### PROMPT
Read through the data and report every line in which the word "this" occurs.

### RECORDS SHOWN
--------------------
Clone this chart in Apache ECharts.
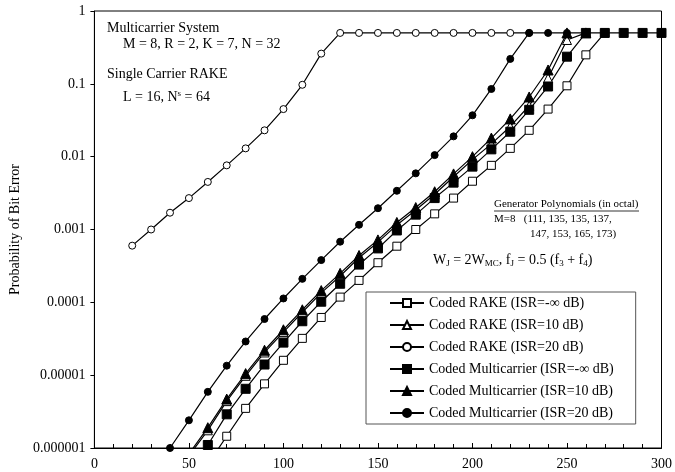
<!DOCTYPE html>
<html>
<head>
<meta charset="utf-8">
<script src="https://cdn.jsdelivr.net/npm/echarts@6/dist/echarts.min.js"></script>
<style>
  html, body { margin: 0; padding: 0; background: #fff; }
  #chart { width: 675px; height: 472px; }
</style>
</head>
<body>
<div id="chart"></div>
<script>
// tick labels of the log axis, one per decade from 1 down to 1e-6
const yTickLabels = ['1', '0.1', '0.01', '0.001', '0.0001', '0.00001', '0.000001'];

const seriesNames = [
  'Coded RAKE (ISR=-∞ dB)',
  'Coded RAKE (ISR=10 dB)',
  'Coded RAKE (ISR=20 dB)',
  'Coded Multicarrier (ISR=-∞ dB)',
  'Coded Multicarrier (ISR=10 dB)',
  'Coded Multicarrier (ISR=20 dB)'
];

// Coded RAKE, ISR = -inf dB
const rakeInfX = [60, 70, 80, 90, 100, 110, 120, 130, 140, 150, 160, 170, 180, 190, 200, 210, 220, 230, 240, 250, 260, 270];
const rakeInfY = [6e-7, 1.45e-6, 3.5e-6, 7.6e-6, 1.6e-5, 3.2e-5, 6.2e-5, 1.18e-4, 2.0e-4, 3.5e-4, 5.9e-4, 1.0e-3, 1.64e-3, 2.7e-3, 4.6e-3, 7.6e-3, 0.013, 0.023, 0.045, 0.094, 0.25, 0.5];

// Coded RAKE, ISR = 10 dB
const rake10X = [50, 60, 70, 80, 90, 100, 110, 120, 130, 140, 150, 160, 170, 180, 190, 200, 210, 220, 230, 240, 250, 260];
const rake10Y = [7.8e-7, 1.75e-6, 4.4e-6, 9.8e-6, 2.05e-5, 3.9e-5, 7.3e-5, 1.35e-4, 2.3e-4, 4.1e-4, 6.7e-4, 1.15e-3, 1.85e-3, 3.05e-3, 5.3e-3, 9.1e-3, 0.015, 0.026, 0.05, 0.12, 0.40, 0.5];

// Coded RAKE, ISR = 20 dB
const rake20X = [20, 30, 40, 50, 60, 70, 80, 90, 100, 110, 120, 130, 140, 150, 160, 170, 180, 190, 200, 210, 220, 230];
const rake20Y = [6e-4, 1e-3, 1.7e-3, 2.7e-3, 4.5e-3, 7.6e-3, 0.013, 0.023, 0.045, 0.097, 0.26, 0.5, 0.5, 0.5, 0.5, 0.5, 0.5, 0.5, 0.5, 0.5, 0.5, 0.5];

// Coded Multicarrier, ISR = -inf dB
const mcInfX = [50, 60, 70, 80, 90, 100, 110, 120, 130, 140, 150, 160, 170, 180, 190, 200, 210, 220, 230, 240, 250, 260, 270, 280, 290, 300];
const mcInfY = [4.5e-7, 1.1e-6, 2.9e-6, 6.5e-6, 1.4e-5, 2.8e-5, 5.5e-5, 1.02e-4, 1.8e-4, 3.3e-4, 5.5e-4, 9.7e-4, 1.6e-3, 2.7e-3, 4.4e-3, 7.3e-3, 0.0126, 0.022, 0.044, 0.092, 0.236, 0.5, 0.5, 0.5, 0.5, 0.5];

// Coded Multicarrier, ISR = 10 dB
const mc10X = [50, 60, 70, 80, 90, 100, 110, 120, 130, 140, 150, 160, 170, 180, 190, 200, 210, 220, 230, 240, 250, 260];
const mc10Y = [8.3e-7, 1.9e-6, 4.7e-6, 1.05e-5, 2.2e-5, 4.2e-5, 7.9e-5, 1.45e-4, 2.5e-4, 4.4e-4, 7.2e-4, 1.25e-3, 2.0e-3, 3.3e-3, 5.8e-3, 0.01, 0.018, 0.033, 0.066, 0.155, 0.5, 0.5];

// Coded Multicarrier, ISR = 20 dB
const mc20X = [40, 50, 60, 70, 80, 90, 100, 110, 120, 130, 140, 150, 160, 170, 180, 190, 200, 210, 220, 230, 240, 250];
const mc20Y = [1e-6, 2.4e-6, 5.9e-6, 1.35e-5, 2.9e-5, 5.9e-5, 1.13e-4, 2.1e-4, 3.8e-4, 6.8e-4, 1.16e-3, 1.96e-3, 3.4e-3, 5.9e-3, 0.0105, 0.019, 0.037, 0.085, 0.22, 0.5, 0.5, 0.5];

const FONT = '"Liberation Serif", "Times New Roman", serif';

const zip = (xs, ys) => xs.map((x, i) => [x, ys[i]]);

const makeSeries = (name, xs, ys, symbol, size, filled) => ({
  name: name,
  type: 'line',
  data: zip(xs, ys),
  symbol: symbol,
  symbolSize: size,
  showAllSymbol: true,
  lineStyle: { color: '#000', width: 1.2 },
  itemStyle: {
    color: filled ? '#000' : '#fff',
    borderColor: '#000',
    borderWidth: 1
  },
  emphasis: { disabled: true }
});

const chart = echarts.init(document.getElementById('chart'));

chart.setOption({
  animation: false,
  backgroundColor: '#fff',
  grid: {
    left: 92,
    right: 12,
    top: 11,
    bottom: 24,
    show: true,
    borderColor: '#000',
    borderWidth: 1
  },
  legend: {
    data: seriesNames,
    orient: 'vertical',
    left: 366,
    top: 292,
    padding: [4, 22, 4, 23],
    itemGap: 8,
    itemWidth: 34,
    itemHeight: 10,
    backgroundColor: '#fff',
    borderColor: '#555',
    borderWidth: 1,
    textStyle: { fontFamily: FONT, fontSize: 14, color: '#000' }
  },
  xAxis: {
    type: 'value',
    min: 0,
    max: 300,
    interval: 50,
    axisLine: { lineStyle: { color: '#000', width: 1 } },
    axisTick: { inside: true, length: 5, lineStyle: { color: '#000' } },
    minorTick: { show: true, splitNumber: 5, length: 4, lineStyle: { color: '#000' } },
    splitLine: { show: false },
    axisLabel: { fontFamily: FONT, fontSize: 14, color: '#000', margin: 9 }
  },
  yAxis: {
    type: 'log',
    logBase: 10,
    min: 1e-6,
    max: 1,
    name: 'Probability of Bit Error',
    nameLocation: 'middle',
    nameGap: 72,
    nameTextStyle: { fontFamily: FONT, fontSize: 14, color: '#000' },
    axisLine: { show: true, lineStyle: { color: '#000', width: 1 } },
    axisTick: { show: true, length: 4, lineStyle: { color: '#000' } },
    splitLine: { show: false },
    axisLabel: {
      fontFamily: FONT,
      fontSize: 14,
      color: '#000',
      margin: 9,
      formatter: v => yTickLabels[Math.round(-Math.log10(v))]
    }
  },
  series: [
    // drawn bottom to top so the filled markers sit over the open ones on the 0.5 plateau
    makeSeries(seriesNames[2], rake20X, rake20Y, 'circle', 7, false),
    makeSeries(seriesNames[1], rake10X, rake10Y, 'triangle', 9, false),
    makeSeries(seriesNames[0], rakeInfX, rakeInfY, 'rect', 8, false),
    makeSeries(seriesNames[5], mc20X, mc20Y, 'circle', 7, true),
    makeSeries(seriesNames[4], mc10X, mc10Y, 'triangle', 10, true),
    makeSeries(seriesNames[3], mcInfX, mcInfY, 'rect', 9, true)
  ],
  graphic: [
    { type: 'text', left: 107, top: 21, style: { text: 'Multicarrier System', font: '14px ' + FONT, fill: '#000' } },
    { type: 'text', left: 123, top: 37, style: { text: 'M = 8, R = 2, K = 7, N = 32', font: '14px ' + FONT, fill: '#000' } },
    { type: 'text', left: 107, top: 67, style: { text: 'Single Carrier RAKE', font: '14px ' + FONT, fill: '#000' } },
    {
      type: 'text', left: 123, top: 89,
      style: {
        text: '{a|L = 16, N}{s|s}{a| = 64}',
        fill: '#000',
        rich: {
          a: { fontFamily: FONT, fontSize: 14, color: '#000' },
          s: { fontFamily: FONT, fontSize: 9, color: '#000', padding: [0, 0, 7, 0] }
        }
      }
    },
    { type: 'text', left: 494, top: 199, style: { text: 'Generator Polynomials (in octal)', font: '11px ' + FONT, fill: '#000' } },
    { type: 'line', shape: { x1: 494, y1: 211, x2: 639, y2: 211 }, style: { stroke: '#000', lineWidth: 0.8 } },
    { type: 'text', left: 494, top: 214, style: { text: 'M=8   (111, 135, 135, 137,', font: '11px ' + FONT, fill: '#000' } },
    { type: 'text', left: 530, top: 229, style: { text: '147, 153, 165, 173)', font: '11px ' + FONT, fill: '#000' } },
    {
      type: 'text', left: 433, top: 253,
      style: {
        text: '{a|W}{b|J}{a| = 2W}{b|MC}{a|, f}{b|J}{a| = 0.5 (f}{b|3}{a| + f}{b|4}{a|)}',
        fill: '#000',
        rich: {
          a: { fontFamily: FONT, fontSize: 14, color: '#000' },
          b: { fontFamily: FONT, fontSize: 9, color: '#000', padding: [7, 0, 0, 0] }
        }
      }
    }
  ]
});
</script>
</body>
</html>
--------------------
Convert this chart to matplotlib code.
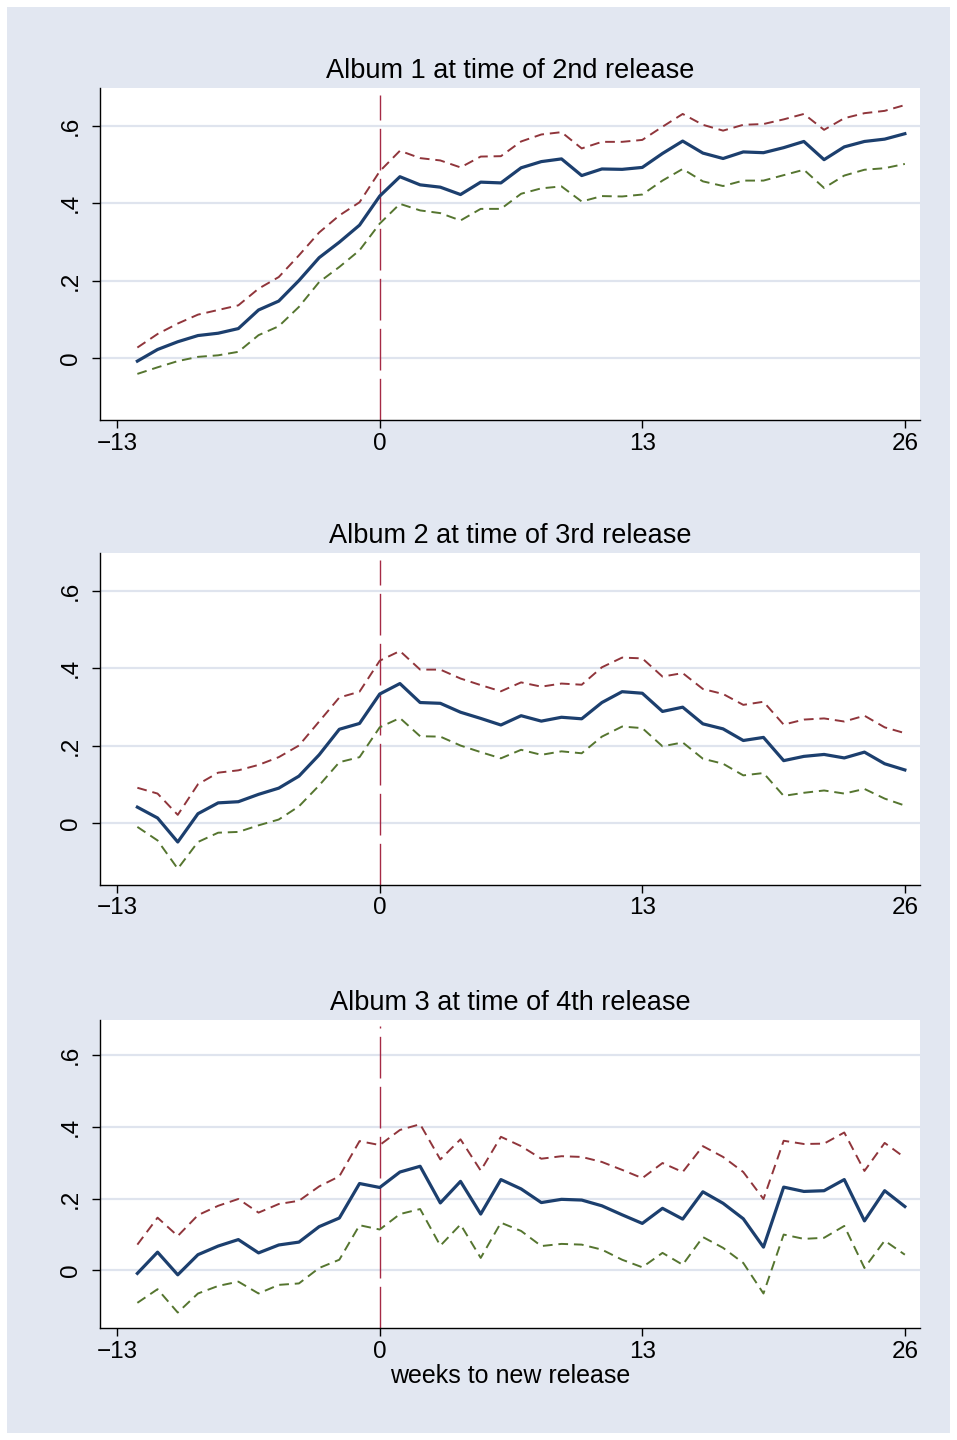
--------------------
### TASK SOLUTION
Clone this chart in Apache ECharts.
Convert this chart to matplotlib code.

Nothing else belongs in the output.